**What the task asks**
Copy each record exactly as it reads, leaving out any pictures it holds.
— START Dataset records —
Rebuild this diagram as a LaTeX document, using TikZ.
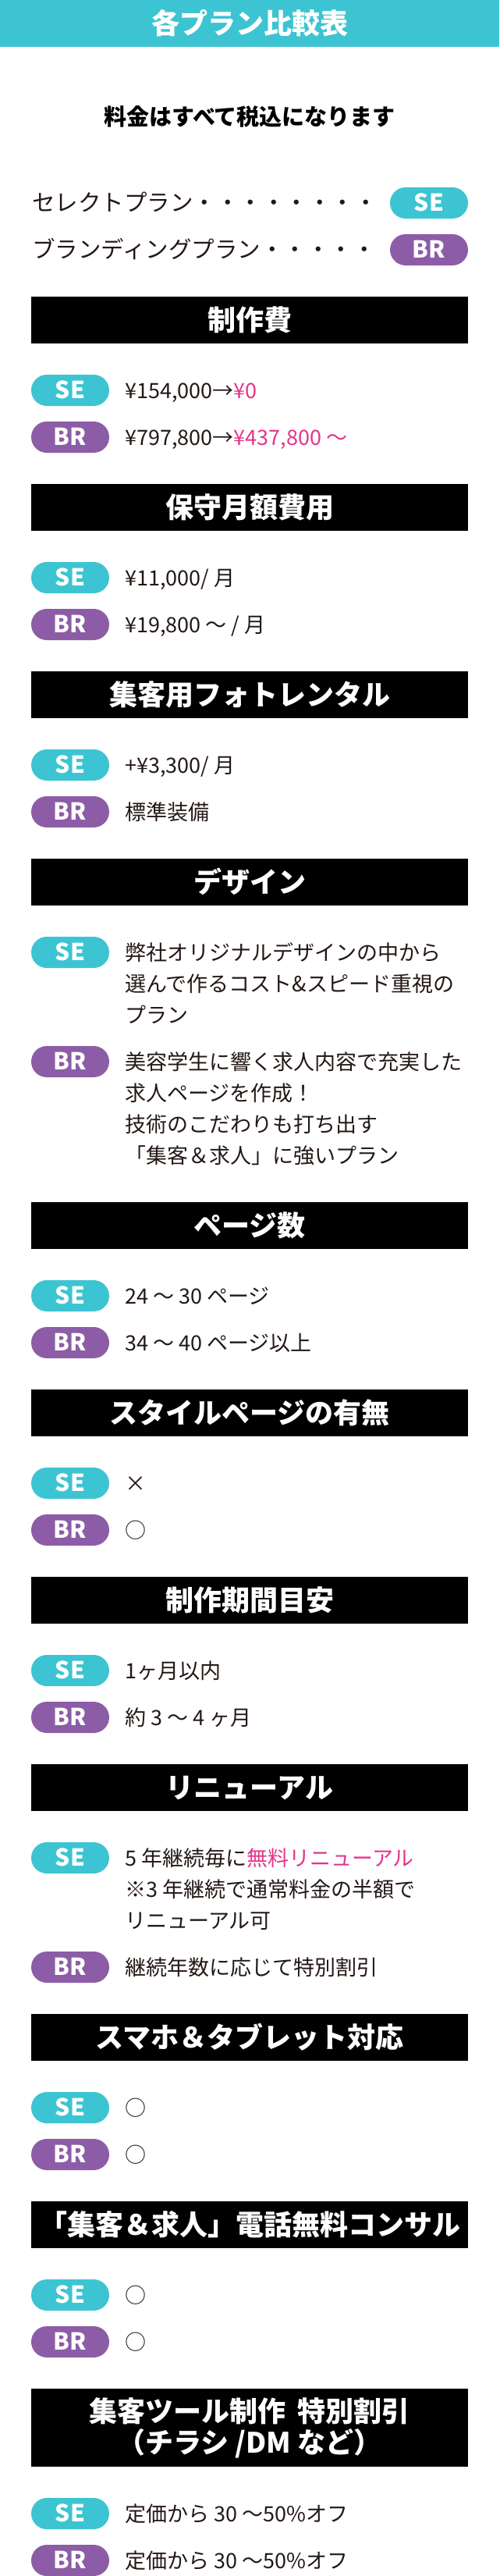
\documentclass[tikz,border=0pt]{standalone}
\usepackage{fontspec}
\setmainfont{Noto Sans CJK JP}
\usepackage{tikz}
\definecolor{planSE}{HTML}{3DC4D2}
\definecolor{planBR}{HTML}{8C5DA6}
\definecolor{hot}{HTML}{E6348B}
\definecolor{ink}{HTML}{231815}
\def\fs#1{\fontsize{#1}{40}\selectfont}% font size in px, 40px lines

\begin{document}
\begin{tikzpicture}[x=1pt,y=-1pt,
  headbar/.style={fill=black,text=white,minimum width=560,minimum height=60,inner sep=0,
    font=\fs{36}\bfseries,text height=31.7pt,text depth=4.3pt},
  se/.style={fill=planSE,text=white,rounded corners=20,minimum width=100,minimum height=40,
    inner sep=0,font=\fs{30}\bfseries,text height=21.9pt,text depth=0pt},
  br/.style={se,fill=planBR},
  item/.style={anchor=west,inner sep=0,text=ink,font=\fs{27},text height=23.8pt,text depth=3.2pt}]
  \useasboundingbox (0,0) rectangle (640,3300);

  %top: title and legend
  \node[headbar,fill=planSE,minimum width=640] (title) at (320,30) {各プラン比較表};
  \node[item,anchor=center,font=\fs{29}\bfseries,text=black] (note) at (320,150) {料金はすべて税込になります};
  \node[item,font=\fs{29.5}] (selLine) at (41,260) {セレクトプラン・・・・・・・・};
  \node[se] (legSE) at (550,260) {SE};
  \node[item,font=\fs{29.5}] (brLine) at (41,320) {ブランディングプラン・・・・・};
  \node[br] (legBR) at (550,320) {BR};

  %production cost
  \node[headbar] (cost) at (320,410) {制作費};
  \node[se] (costSE) at (90,500) {SE};
  \node[item] (costSEt) at (160,500) {¥154,000→\textcolor{hot}{¥0}};
  \node[br] (costBR) at (90,560) {BR};
  \node[item] (costBRt) at (160,560) {¥797,800→\textcolor{hot}{¥437,800 ～}};

  %maintenance
  \node[headbar] (keep) at (320,650) {保守月額費用};
  \node[se] (keepSE) at (90,740) {SE};
  \node[item] (keepSEt) at (160,740) {¥11,000/ 月};
  \node[br] (keepBR) at (90,800) {BR};
  \node[item] (keepBRt) at (160,800) {¥19,800 ～ / 月};

  %photo rental
  \node[headbar] (photo) at (320,890) {集客用フォトレンタル};
  \node[se] (photoSE) at (90,980) {SE};
  \node[item] (photoSEt) at (160,980) {+¥3,300/ 月};
  \node[br] (photoBR) at (90,1040) {BR};
  \node[item] (photoBRt) at (160,1040) {標準装備};

  %design
  \node[headbar] (design) at (320,1130) {デザイン};
  \node[se] (designSE) at (90,1220) {SE};
  \node[item] (designSEa) at (160,1220) {弊社オリジナルデザインの中から};
  \node[item] (designSEb) at (160,1260) {選んで作るコスト\&スピード重視の};
  \node[item] (designSEc) at (160,1300) {プラン};
  \node[br] (designBR) at (90,1360) {BR};
  \node[item] (designBRa) at (160,1360) {美容学生に響く求人内容で充実した};
  \node[item] (designBRb) at (160,1400) {求人ページを作成！};
  \node[item] (designBRc) at (160,1440) {技術のこだわりも打ち出す};
  \node[item] (designBRd) at (160,1480) {「集客＆求人」に強いプラン};

  %pages
  \node[headbar] (pages) at (320,1570) {ページ数};
  \node[se] (pagesSE) at (90,1660) {SE};
  \node[item] (pagesSEt) at (160,1660) {24 ～ 30 ページ};
  \node[br] (pagesBR) at (90,1720) {BR};
  \node[item] (pagesBRt) at (160,1720) {34 ～ 40 ページ以上};

  %style pages
  \node[headbar] (style) at (320,1810) {スタイルページの有無};
  \node[se] (styleSE) at (90,1900) {SE};
  \node[item] (styleSEt) at (160,1900) {×};
  \node[br] (styleBR) at (90,1960) {BR};
  \node[item] (styleBRt) at (160,1960) {○};

  %period
  \node[headbar] (period) at (320,2050) {制作期間目安};
  \node[se] (periodSE) at (90,2140) {SE};
  \node[item] (periodSEt) at (160,2140) {1ヶ月以内};
  \node[br] (periodBR) at (90,2200) {BR};
  \node[item] (periodBRt) at (160,2200) {約 3 ～ 4 ヶ月};

  %renewal
  \node[headbar] (renew) at (320,2290) {リニューアル};
  \node[se] (renewSE) at (90,2380) {SE};
  \node[item] (renewSEa) at (160,2380) {5 年継続毎に\textcolor{hot}{無料リニューアル}};
  \node[item] (renewSEb) at (160,2420) {※3 年継続で通常料金の半額で};
  \node[item] (renewSEc) at (160,2460) {リニューアル可};
  \node[br] (renewBR) at (90,2520) {BR};
  \node[item] (renewBRt) at (160,2520) {継続年数に応じて特別割引};

  %mobile
  \node[headbar] (mobile) at (320,2610) {スマホ＆タブレット対応};
  \node[se] (mobileSE) at (90,2700) {SE};
  \node[item] (mobileSEt) at (160,2700) {○};
  \node[br] (mobileBR) at (90,2760) {BR};
  \node[item] (mobileBRt) at (160,2760) {○};

  %phone consulting
  \node[headbar] (consult) at (320,2850) {「集客＆求人」電話無料コンサル};
  \node[se] (consultSE) at (90,2940) {SE};
  \node[item] (consultSEt) at (160,2940) {○};
  \node[br] (consultBR) at (90,3000) {BR};
  \node[item] (consultBRt) at (160,3000) {○};

  %tools
  \node[headbar,minimum height=100,align=center,text height={},text depth={}] (tools) at (320,3110)
    {集客ツール制作\hspace{0.4em}特別割引\\（チラシ /DM など）};
  \node[se] (toolsSE) at (90,3220) {SE};
  \node[item] (toolsSEt) at (160,3220) {定価から 30 ～50\%オフ};
  \node[br] (toolsBR) at (90,3280) {BR};
  \node[item] (toolsBRt) at (160,3280) {定価から 30 ～50\%オフ};
\end{tikzpicture}
\end{document}
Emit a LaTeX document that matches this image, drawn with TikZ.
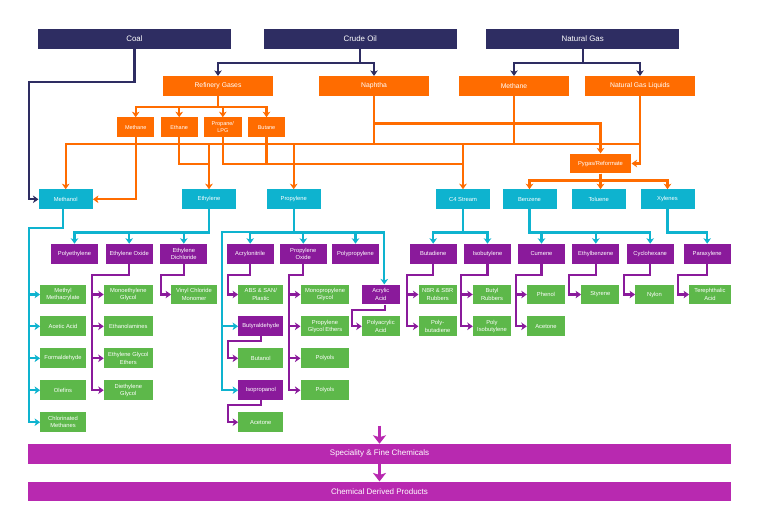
— END Dataset records —
**Answer for the task**
Rebuild this diagram as a LaTeX document, using TikZ.
\documentclass[tikz,border=0pt]{standalone}
\usepackage{fontspec}
\setmainfont{Noto Sans CJK JP}
\usepackage{tikz}
\definecolor{planSE}{HTML}{3DC4D2}
\definecolor{planBR}{HTML}{8C5DA6}
\definecolor{hot}{HTML}{E6348B}
\definecolor{ink}{HTML}{231815}
\def\fs#1{\fontsize{#1}{40}\selectfont}% font size in px, 40px lines

\begin{document}
\begin{tikzpicture}[x=1pt,y=-1pt,
  headbar/.style={fill=black,text=white,minimum width=560,minimum height=60,inner sep=0,
    font=\fs{36}\bfseries,text height=31.7pt,text depth=4.3pt},
  se/.style={fill=planSE,text=white,rounded corners=20,minimum width=100,minimum height=40,
    inner sep=0,font=\fs{30}\bfseries,text height=21.9pt,text depth=0pt},
  br/.style={se,fill=planBR},
  item/.style={anchor=west,inner sep=0,text=ink,font=\fs{27},text height=23.8pt,text depth=3.2pt}]
  \useasboundingbox (0,0) rectangle (640,3300);

  %top: title and legend
  \node[headbar,fill=planSE,minimum width=640] (title) at (320,30) {各プラン比較表};
  \node[item,anchor=center,font=\fs{29}\bfseries,text=black] (note) at (320,150) {料金はすべて税込になります};
  \node[item,font=\fs{29.5}] (selLine) at (41,260) {セレクトプラン・・・・・・・・};
  \node[se] (legSE) at (550,260) {SE};
  \node[item,font=\fs{29.5}] (brLine) at (41,320) {ブランディングプラン・・・・・};
  \node[br] (legBR) at (550,320) {BR};

  %production cost
  \node[headbar] (cost) at (320,410) {制作費};
  \node[se] (costSE) at (90,500) {SE};
  \node[item] (costSEt) at (160,500) {¥154,000→\textcolor{hot}{¥0}};
  \node[br] (costBR) at (90,560) {BR};
  \node[item] (costBRt) at (160,560) {¥797,800→\textcolor{hot}{¥437,800 ～}};

  %maintenance
  \node[headbar] (keep) at (320,650) {保守月額費用};
  \node[se] (keepSE) at (90,740) {SE};
  \node[item] (keepSEt) at (160,740) {¥11,000/ 月};
  \node[br] (keepBR) at (90,800) {BR};
  \node[item] (keepBRt) at (160,800) {¥19,800 ～ / 月};

  %photo rental
  \node[headbar] (photo) at (320,890) {集客用フォトレンタル};
  \node[se] (photoSE) at (90,980) {SE};
  \node[item] (photoSEt) at (160,980) {+¥3,300/ 月};
  \node[br] (photoBR) at (90,1040) {BR};
  \node[item] (photoBRt) at (160,1040) {標準装備};

  %design
  \node[headbar] (design) at (320,1130) {デザイン};
  \node[se] (designSE) at (90,1220) {SE};
  \node[item] (designSEa) at (160,1220) {弊社オリジナルデザインの中から};
  \node[item] (designSEb) at (160,1260) {選んで作るコスト\&スピード重視の};
  \node[item] (designSEc) at (160,1300) {プラン};
  \node[br] (designBR) at (90,1360) {BR};
  \node[item] (designBRa) at (160,1360) {美容学生に響く求人内容で充実した};
  \node[item] (designBRb) at (160,1400) {求人ページを作成！};
  \node[item] (designBRc) at (160,1440) {技術のこだわりも打ち出す};
  \node[item] (designBRd) at (160,1480) {「集客＆求人」に強いプラン};

  %pages
  \node[headbar] (pages) at (320,1570) {ページ数};
  \node[se] (pagesSE) at (90,1660) {SE};
  \node[item] (pagesSEt) at (160,1660) {24 ～ 30 ページ};
  \node[br] (pagesBR) at (90,1720) {BR};
  \node[item] (pagesBRt) at (160,1720) {34 ～ 40 ページ以上};

  %style pages
  \node[headbar] (style) at (320,1810) {スタイルページの有無};
  \node[se] (styleSE) at (90,1900) {SE};
  \node[item] (styleSEt) at (160,1900) {×};
  \node[br] (styleBR) at (90,1960) {BR};
  \node[item] (styleBRt) at (160,1960) {○};

  %period
  \node[headbar] (period) at (320,2050) {制作期間目安};
  \node[se] (periodSE) at (90,2140) {SE};
  \node[item] (periodSEt) at (160,2140) {1ヶ月以内};
  \node[br] (periodBR) at (90,2200) {BR};
  \node[item] (periodBRt) at (160,2200) {約 3 ～ 4 ヶ月};

  %renewal
  \node[headbar] (renew) at (320,2290) {リニューアル};
  \node[se] (renewSE) at (90,2380) {SE};
  \node[item] (renewSEa) at (160,2380) {5 年継続毎に\textcolor{hot}{無料リニューアル}};
  \node[item] (renewSEb) at (160,2420) {※3 年継続で通常料金の半額で};
  \node[item] (renewSEc) at (160,2460) {リニューアル可};
  \node[br] (renewBR) at (90,2520) {BR};
  \node[item] (renewBRt) at (160,2520) {継続年数に応じて特別割引};

  %mobile
  \node[headbar] (mobile) at (320,2610) {スマホ＆タブレット対応};
  \node[se] (mobileSE) at (90,2700) {SE};
  \node[item] (mobileSEt) at (160,2700) {○};
  \node[br] (mobileBR) at (90,2760) {BR};
  \node[item] (mobileBRt) at (160,2760) {○};

  %phone consulting
  \node[headbar] (consult) at (320,2850) {「集客＆求人」電話無料コンサル};
  \node[se] (consultSE) at (90,2940) {SE};
  \node[item] (consultSEt) at (160,2940) {○};
  \node[br] (consultBR) at (90,3000) {BR};
  \node[item] (consultBRt) at (160,3000) {○};

  %tools
  \node[headbar,minimum height=100,align=center,text height={},text depth={}] (tools) at (320,3110)
    {集客ツール制作\hspace{0.4em}特別割引\\（チラシ /DM など）};
  \node[se] (toolsSE) at (90,3220) {SE};
  \node[item] (toolsSEt) at (160,3220) {定価から 30 ～50\%オフ};
  \node[br] (toolsBR) at (90,3280) {BR};
  \node[item] (toolsBRt) at (160,3280) {定価から 30 ～50\%オフ};
\end{tikzpicture}
\end{document}
Emit a LaTeX document that matches this image, drawn with TikZ.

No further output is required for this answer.